» Aim:
Pictures stay out of the copy; restate everything else in the material exactly.
— START Material —
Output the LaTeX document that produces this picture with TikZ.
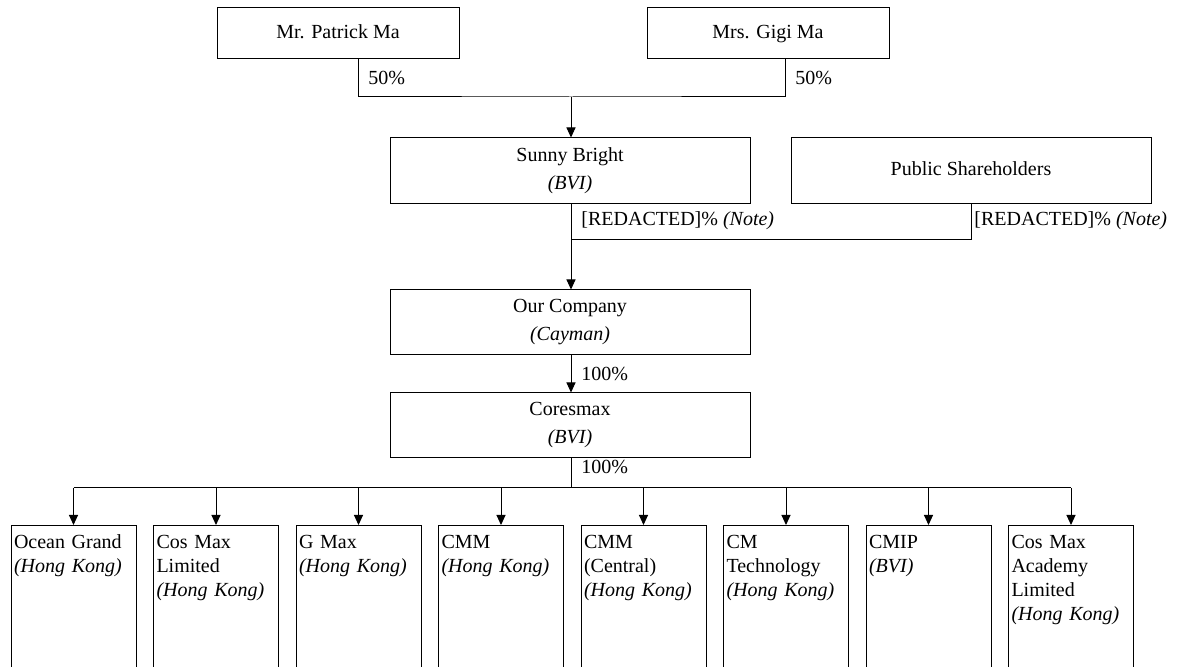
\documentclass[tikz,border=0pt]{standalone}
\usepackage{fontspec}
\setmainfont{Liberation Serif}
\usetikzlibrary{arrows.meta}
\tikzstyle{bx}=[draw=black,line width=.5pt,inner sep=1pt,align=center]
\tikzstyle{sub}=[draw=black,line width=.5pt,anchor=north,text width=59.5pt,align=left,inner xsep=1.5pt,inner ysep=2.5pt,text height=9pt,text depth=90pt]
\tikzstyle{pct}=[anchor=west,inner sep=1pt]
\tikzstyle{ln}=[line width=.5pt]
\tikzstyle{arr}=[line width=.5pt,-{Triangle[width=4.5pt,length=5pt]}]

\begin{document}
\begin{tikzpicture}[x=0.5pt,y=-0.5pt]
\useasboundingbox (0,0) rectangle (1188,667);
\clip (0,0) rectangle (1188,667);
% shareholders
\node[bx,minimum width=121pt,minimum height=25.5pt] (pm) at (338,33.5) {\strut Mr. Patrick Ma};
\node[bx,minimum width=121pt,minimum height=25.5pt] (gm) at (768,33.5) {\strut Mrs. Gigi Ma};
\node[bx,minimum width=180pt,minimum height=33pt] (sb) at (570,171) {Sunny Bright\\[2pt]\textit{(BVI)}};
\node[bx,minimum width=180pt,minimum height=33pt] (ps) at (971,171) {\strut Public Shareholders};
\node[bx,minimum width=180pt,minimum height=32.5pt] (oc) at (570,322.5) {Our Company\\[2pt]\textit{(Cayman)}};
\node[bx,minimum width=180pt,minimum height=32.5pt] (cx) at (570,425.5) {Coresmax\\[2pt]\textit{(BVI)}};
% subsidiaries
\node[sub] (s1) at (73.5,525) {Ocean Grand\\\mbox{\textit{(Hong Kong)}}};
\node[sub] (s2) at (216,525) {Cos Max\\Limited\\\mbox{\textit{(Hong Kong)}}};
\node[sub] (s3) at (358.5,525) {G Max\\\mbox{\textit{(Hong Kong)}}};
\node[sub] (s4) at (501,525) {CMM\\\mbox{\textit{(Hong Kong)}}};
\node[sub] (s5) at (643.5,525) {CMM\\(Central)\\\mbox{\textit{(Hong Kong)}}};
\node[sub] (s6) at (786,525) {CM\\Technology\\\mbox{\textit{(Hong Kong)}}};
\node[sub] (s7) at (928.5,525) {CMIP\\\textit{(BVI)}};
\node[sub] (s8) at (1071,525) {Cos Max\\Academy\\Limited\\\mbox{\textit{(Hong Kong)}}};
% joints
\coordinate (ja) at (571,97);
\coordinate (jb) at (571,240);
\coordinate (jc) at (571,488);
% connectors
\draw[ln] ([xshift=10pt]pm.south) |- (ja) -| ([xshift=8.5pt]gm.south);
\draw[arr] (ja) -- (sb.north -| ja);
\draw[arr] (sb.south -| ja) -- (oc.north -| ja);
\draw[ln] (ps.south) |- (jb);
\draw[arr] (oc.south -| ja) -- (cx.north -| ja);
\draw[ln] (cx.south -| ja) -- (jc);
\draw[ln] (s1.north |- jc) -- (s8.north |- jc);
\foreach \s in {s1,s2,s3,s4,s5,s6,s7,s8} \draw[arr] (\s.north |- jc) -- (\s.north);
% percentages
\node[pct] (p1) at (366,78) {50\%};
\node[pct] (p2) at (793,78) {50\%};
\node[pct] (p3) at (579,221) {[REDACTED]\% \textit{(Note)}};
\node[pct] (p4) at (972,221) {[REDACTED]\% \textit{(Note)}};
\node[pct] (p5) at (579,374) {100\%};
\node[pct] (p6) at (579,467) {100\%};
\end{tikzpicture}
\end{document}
— END Material —
» Solved problem:
Output the LaTeX document that produces this picture with TikZ.
\documentclass[tikz,border=0pt]{standalone}
\usepackage{fontspec}
\setmainfont{Liberation Serif}
\usetikzlibrary{arrows.meta}
\tikzstyle{bx}=[draw=black,line width=.5pt,inner sep=1pt,align=center]
\tikzstyle{sub}=[draw=black,line width=.5pt,anchor=north,text width=59.5pt,align=left,inner xsep=1.5pt,inner ysep=2.5pt,text height=9pt,text depth=90pt]
\tikzstyle{pct}=[anchor=west,inner sep=1pt]
\tikzstyle{ln}=[line width=.5pt]
\tikzstyle{arr}=[line width=.5pt,-{Triangle[width=4.5pt,length=5pt]}]

\begin{document}
\begin{tikzpicture}[x=0.5pt,y=-0.5pt]
\useasboundingbox (0,0) rectangle (1188,667);
\clip (0,0) rectangle (1188,667);
% shareholders
\node[bx,minimum width=121pt,minimum height=25.5pt] (pm) at (338,33.5) {\strut Mr. Patrick Ma};
\node[bx,minimum width=121pt,minimum height=25.5pt] (gm) at (768,33.5) {\strut Mrs. Gigi Ma};
\node[bx,minimum width=180pt,minimum height=33pt] (sb) at (570,171) {Sunny Bright\\[2pt]\textit{(BVI)}};
\node[bx,minimum width=180pt,minimum height=33pt] (ps) at (971,171) {\strut Public Shareholders};
\node[bx,minimum width=180pt,minimum height=32.5pt] (oc) at (570,322.5) {Our Company\\[2pt]\textit{(Cayman)}};
\node[bx,minimum width=180pt,minimum height=32.5pt] (cx) at (570,425.5) {Coresmax\\[2pt]\textit{(BVI)}};
% subsidiaries
\node[sub] (s1) at (73.5,525) {Ocean Grand\\\mbox{\textit{(Hong Kong)}}};
\node[sub] (s2) at (216,525) {Cos Max\\Limited\\\mbox{\textit{(Hong Kong)}}};
\node[sub] (s3) at (358.5,525) {G Max\\\mbox{\textit{(Hong Kong)}}};
\node[sub] (s4) at (501,525) {CMM\\\mbox{\textit{(Hong Kong)}}};
\node[sub] (s5) at (643.5,525) {CMM\\(Central)\\\mbox{\textit{(Hong Kong)}}};
\node[sub] (s6) at (786,525) {CM\\Technology\\\mbox{\textit{(Hong Kong)}}};
\node[sub] (s7) at (928.5,525) {CMIP\\\textit{(BVI)}};
\node[sub] (s8) at (1071,525) {Cos Max\\Academy\\Limited\\\mbox{\textit{(Hong Kong)}}};
% joints
\coordinate (ja) at (571,97);
\coordinate (jb) at (571,240);
\coordinate (jc) at (571,488);
% connectors
\draw[ln] ([xshift=10pt]pm.south) |- (ja) -| ([xshift=8.5pt]gm.south);
\draw[arr] (ja) -- (sb.north -| ja);
\draw[arr] (sb.south -| ja) -- (oc.north -| ja);
\draw[ln] (ps.south) |- (jb);
\draw[arr] (oc.south -| ja) -- (cx.north -| ja);
\draw[ln] (cx.south -| ja) -- (jc);
\draw[ln] (s1.north |- jc) -- (s8.north |- jc);
\foreach \s in {s1,s2,s3,s4,s5,s6,s7,s8} \draw[arr] (\s.north |- jc) -- (\s.north);
% percentages
\node[pct] (p1) at (366,78) {50\%};
\node[pct] (p2) at (793,78) {50\%};
\node[pct] (p3) at (579,221) {[REDACTED]\% \textit{(Note)}};
\node[pct] (p4) at (972,221) {[REDACTED]\% \textit{(Note)}};
\node[pct] (p5) at (579,374) {100\%};
\node[pct] (p6) at (579,467) {100\%};
\end{tikzpicture}
\end{document}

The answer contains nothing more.